Ford et les francophones, entre méfiance et attente

Doug Ford, chef du Parti progressiste-conservateur (Parti PC) lors du dévoilement du budget 2018 à Toronto. Crédit image: Maxime Delaquis

[ANALYSE]

TORONTO – Depuis plusieurs semaines, il est celui dont les moindres prises de parole et déplacements sont épiés. Direct et sans fard, Doug Ford attire, autant qu’il repousse. Derrière les portes-closes, beaucoup de francophones s’inquiètent.

SÉBASTIEN PIERROZ
spierroz@tfo.org | @sebpierroz

Car s’il reste le grand favori des élections du 7 juin, le chef du Parti progressiste-conservateur n’est pas très branché francophonie. Il ne parle pas français et a contribué au retour d’un site web de son parti dans sa version unilingue.

Pour ne rien arranger, il n’a pas délivré ses communications dans les deux langues officielles lors de son lancement de campagne, comme il s’y était engagé. Autant de faits éloquents.

Les autres arguments sont plus de l’ordre de l’interprétation. Doug Ford serait un nouveau Mike Harris, capable, par des coupes budgétaires inconsidérées, de mettre en péril la francophonie, quitte à déclencher une crise digne de celle de Montfort. Doug Ford, enfin, ne pourrait pas différencier les Franco-Ontariens des Québécois, ne saurait même pas que le français reste, en 2018, la deuxième langue de la province.

Où est la vérité? M. Ford n’est pas en réalité le premier politicien à communiquer uniquement en anglais. Les communications de la très grande majorité des candidats de la région du Centre-Sud-Ouest sont unilingues. Le candidat d’Etobicoke se situe même dans la longue tradition des chefs unilingues du Parti PC, dont Patrick Brown, a fait exception.

 

Ni francophile, ni anti-francophone

L’aîné de la « Ford Nation » n’est pas plus francophile qu’il n’est anti-francophone. Il considère simplement le français ni plus ni moins qu’une langue parmi d’autres. L’embauche dans son équipe de la francophone Cozette Giannini, à titre de directrice… des relations communautaires et des relations avec les parties prenantes, en est l’exemple. Il s’agit d’une petite subtilité avec le poste de conseiller aux Affaires francophones qu’avait créé M. Brown.

Derrière les craintes et l’exaspération qu’il suscite chez bon nombre de francophones, Doug Ford possède tout de même des partisans. Qu’on se le dise, une bonne partie des 622 000 Franco-Ontariens ne sont pas des défenseurs de leur langue.

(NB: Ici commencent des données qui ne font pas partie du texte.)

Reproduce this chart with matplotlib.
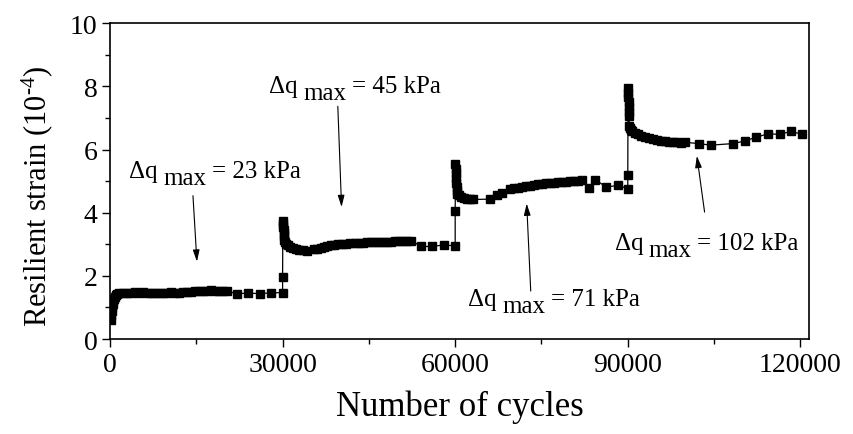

Pour eux, les différentes factures passent bien avant l’Université de l’Ontario français ou la revitalisation de la Loi 8.

 

Un « fond bleu » chez les Franco-Ontariens

Chez quelques-uns plus engagés, l’idée vaut qu’il faille avant tout laisser sa chance au coureur. La remarque n’est pas innocente. Il existe bel et bien un « fond bleu » chez les francophones, bien que freiné par la crise de Montfort. Peu se souviennent qu’une certaine Gisèle Lalonde a été candidate pour ce même parti dans Ottawa-Vanier en 1977.

Si l’on observe de plus près la liste des candidats, ils sont même plusieurs francophones ou parfaitement bilingues à concourir pour le parti : Amanda Simard (Glengarry-Prescott-Russell), Cameron Montgomery (Orléans), André Robichaud (Mushkegowuk-Baie James), Jo-Ann Cardinal (Nickel-Belt) et Caroline Mulroney (York-Simcoe).

Difficile de dire si un Parti PC dirigé par Doug Ford sera digne de confiance pour faire rayonner le drapeau et vert blanc. D’une manière générale, les progressistes-conservateurs restent des trois principales formations politiques celle qui a montré le moins de sensibilité aux francophones, une fois au pouvoir.

La tendance peut être différente ailleurs. Au Manitoba, c’est même le Parti PC, contre toute-attente, qui a adopté la Loi sur les services en français, il y a deux ans. Avec l’imprévisible Doug Ford, personne n’est à l’abri de surprises. Des bonnes comme des mauvaises.

 

Cette analyse est aussi publiée dans le quotidien Le Droit du 14 mai.